Amnesty International India on Friday asked for the withdrawal of a resolution passed by the Karnataka Legislative Assembly on Wednesday, where it had sentenced two journalists to a year’s imprisonment for alleged defamation.

Karnataka Assembly Speaker KB Koliwad on Wednesday had imposed a one-year jail term and a fine of Rs 10,000 each on Anil Raj and Ravi Belagere, the editors of two local tabloids that had allegedly published defamatory articles on two MLAs. Raj of Yalahanka Voice had published an article on BJP MLA Vishwanath, while Belagere of Kannada weekly Hi Bangalore had published an article on Shiraguppa Congress MLA Nagaraj.

“Journalists must have the freedom to write critical articles, and politicians must be able to tolerate criticism,” said Asmita Basu, Programmes Director at Amnesty International India. “If individuals feel that their reputations have been affected, they can take recourse to civil defamation remedies in court.”

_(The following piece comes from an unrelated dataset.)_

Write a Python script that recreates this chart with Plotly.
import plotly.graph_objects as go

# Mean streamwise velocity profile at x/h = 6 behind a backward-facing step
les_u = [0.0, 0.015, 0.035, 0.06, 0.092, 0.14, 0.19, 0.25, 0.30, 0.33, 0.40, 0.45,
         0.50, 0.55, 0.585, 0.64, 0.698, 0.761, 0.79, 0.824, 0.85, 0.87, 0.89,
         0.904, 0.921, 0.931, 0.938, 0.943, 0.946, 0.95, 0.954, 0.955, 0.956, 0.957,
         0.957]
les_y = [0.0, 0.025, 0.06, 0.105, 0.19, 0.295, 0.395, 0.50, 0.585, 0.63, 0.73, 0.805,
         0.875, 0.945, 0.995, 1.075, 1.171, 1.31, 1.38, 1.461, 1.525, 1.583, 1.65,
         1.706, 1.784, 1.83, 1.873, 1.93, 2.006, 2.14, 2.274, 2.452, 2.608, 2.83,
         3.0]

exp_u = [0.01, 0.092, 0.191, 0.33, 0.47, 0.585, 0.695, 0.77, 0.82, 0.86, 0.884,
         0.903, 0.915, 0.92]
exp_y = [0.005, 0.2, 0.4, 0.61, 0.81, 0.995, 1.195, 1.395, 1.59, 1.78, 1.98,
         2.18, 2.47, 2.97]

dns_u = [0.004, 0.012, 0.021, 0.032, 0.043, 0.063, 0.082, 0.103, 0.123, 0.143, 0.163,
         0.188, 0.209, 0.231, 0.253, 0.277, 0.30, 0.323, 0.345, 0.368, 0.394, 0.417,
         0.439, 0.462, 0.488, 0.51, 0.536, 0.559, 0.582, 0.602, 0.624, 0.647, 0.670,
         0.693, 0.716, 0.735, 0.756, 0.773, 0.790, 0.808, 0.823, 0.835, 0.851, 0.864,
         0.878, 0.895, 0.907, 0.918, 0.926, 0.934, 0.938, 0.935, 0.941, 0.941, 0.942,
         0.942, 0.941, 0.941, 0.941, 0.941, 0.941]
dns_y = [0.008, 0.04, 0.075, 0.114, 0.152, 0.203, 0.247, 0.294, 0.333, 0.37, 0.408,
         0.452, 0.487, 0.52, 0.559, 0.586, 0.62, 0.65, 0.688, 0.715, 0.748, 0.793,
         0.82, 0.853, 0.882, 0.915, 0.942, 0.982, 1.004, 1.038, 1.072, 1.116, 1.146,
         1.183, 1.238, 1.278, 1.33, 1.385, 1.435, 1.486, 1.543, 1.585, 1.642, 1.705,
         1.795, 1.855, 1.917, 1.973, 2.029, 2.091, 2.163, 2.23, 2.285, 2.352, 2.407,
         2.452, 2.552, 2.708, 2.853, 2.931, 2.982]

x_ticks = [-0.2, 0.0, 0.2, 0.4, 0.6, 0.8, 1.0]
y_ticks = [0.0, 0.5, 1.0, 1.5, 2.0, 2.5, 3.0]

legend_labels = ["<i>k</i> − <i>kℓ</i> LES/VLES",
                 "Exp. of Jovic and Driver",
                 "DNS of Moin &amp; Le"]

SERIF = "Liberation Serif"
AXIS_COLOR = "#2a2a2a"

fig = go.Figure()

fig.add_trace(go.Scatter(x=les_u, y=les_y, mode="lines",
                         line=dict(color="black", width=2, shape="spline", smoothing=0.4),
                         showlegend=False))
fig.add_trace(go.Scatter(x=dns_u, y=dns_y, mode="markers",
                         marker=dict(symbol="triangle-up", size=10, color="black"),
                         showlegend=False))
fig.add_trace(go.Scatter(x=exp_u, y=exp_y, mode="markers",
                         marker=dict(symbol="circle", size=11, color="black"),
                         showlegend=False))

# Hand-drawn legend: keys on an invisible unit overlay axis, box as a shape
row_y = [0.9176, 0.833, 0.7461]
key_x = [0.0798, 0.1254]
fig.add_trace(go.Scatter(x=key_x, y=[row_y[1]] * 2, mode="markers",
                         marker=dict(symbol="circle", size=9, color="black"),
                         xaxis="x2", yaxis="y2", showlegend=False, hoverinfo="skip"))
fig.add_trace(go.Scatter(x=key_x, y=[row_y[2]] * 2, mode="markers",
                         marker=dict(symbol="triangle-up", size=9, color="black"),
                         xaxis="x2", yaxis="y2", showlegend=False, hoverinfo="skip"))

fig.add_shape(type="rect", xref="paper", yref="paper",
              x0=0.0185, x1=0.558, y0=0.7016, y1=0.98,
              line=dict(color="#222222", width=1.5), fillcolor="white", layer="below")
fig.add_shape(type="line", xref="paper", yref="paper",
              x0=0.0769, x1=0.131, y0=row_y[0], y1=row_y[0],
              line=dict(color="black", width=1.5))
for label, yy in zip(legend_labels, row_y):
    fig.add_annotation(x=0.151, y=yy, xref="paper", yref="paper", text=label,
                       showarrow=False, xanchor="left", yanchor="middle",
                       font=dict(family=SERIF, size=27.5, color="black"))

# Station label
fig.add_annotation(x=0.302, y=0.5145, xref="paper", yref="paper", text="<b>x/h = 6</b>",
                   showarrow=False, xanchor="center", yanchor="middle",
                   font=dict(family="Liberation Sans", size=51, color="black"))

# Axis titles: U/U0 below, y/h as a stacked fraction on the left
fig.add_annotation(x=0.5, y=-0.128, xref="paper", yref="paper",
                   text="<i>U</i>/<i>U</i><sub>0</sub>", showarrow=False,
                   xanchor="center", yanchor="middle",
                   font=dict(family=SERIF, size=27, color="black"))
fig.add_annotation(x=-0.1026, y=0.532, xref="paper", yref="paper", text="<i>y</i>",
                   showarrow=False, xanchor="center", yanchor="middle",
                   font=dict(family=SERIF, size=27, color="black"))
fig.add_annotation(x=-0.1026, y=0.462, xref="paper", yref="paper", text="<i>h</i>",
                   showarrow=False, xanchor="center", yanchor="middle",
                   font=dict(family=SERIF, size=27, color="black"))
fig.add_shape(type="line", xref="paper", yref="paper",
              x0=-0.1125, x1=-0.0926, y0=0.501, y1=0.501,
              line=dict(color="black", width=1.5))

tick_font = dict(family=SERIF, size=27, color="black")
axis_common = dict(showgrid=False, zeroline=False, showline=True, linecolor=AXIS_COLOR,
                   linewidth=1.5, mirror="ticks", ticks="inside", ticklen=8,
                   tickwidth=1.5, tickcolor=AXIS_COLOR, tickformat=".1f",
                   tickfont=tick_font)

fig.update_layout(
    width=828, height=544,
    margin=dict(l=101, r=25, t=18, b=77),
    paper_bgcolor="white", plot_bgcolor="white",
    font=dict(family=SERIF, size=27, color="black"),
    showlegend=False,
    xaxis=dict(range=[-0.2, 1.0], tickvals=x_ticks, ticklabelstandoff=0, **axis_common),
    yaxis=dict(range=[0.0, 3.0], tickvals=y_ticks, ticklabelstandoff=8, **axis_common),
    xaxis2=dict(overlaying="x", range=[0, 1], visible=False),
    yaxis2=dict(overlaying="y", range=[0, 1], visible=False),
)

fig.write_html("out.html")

Koliwad had announced the punishment after a privileges committee for inquiry, headed by Yelahanka MLA SR Vishwanath, recommended punitive action against the editors. Koliwad had said that the editors would have to serve an additional six months in jail if they failed to pay the fine. Indian law allows for the Parliament and state legislatures to impose punishments for “breach of privilege” for acts deemed to interfere with their work.

“All persons have a right to trial by a competent, independent and impartial tribunal. Breach of privilege laws allow politicians to become judges in their own cause, raising concerns of conflict of interest and violating basic fair trial guarantees. These laws must go,” added Basu.

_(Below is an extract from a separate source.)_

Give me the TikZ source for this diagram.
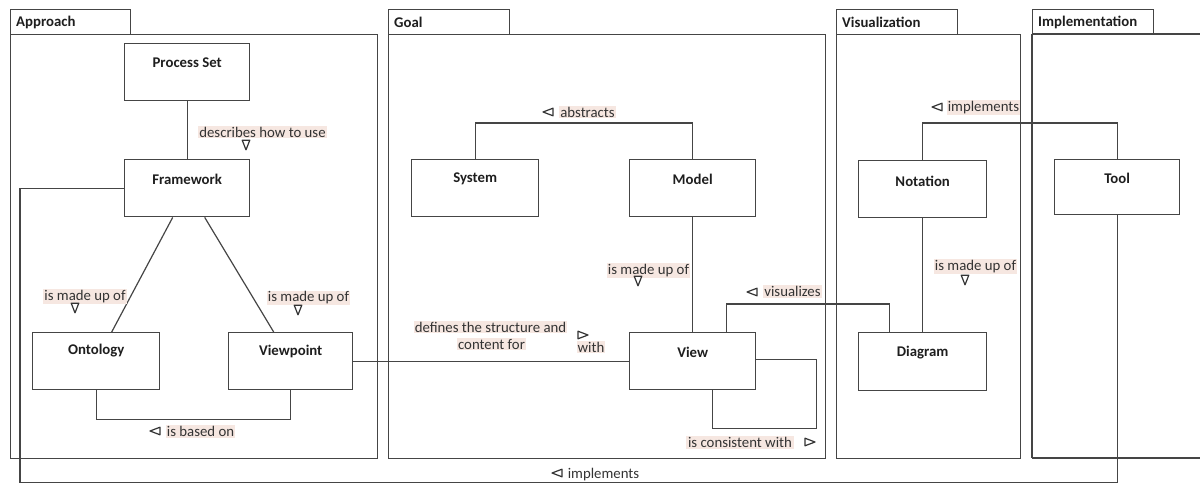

The UN Human Rights Committee has noted that the International Covenant on Civil and Political Rights – to which India is a state party – protects criticism of all public figures, and has said, “all public figures, including those exercising the highest political authority such as heads of state and government, are legitimately subject to criticism and political opposition.”

It has expressed concern on laws on matters such as “disrespect for authority, disrespect for flags and symbols, defamation of the head of state and the protection of the honour of public officials”.

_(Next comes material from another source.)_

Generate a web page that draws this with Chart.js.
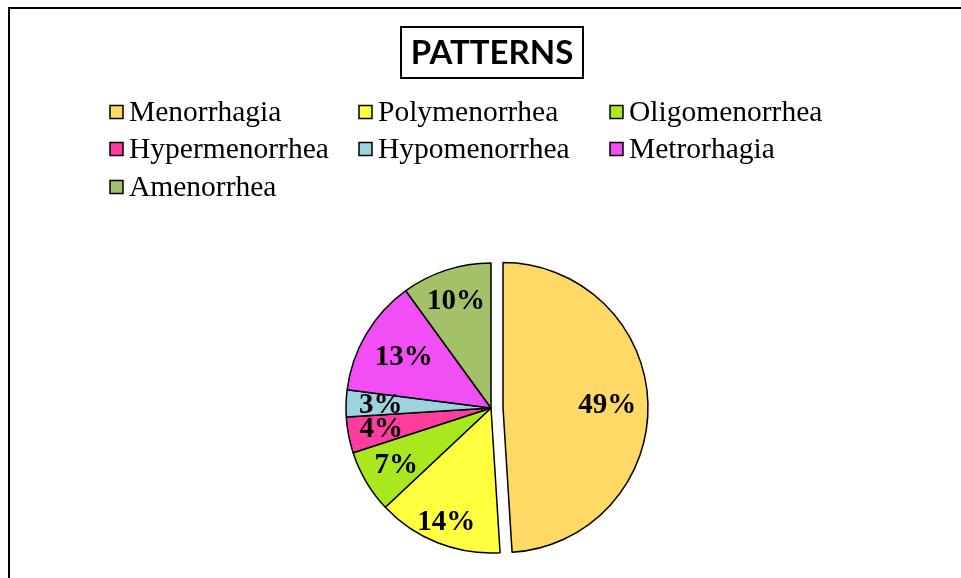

Similar incidents have happened in India in the past. In 1992, editor Tarun Bharat was summoned and reprimanded for his article against the House. However, no punitive action was taken against his publication.

In April 1987, Tamil weekly editor S Balasubramanian was sentenced to three months’ rigorous imprisonment for a cartoon, reported India Today. It had mocked a member of the legislative assembly and a minister. Prior to that, the Tamil Nadu Assembly Speaker had sentenced the editor of Tamil traders’ journal Vaniga Otrumai, AM Paulraj, to two weeks’ imprisonment for an allegedly derogatory piece in July 1985.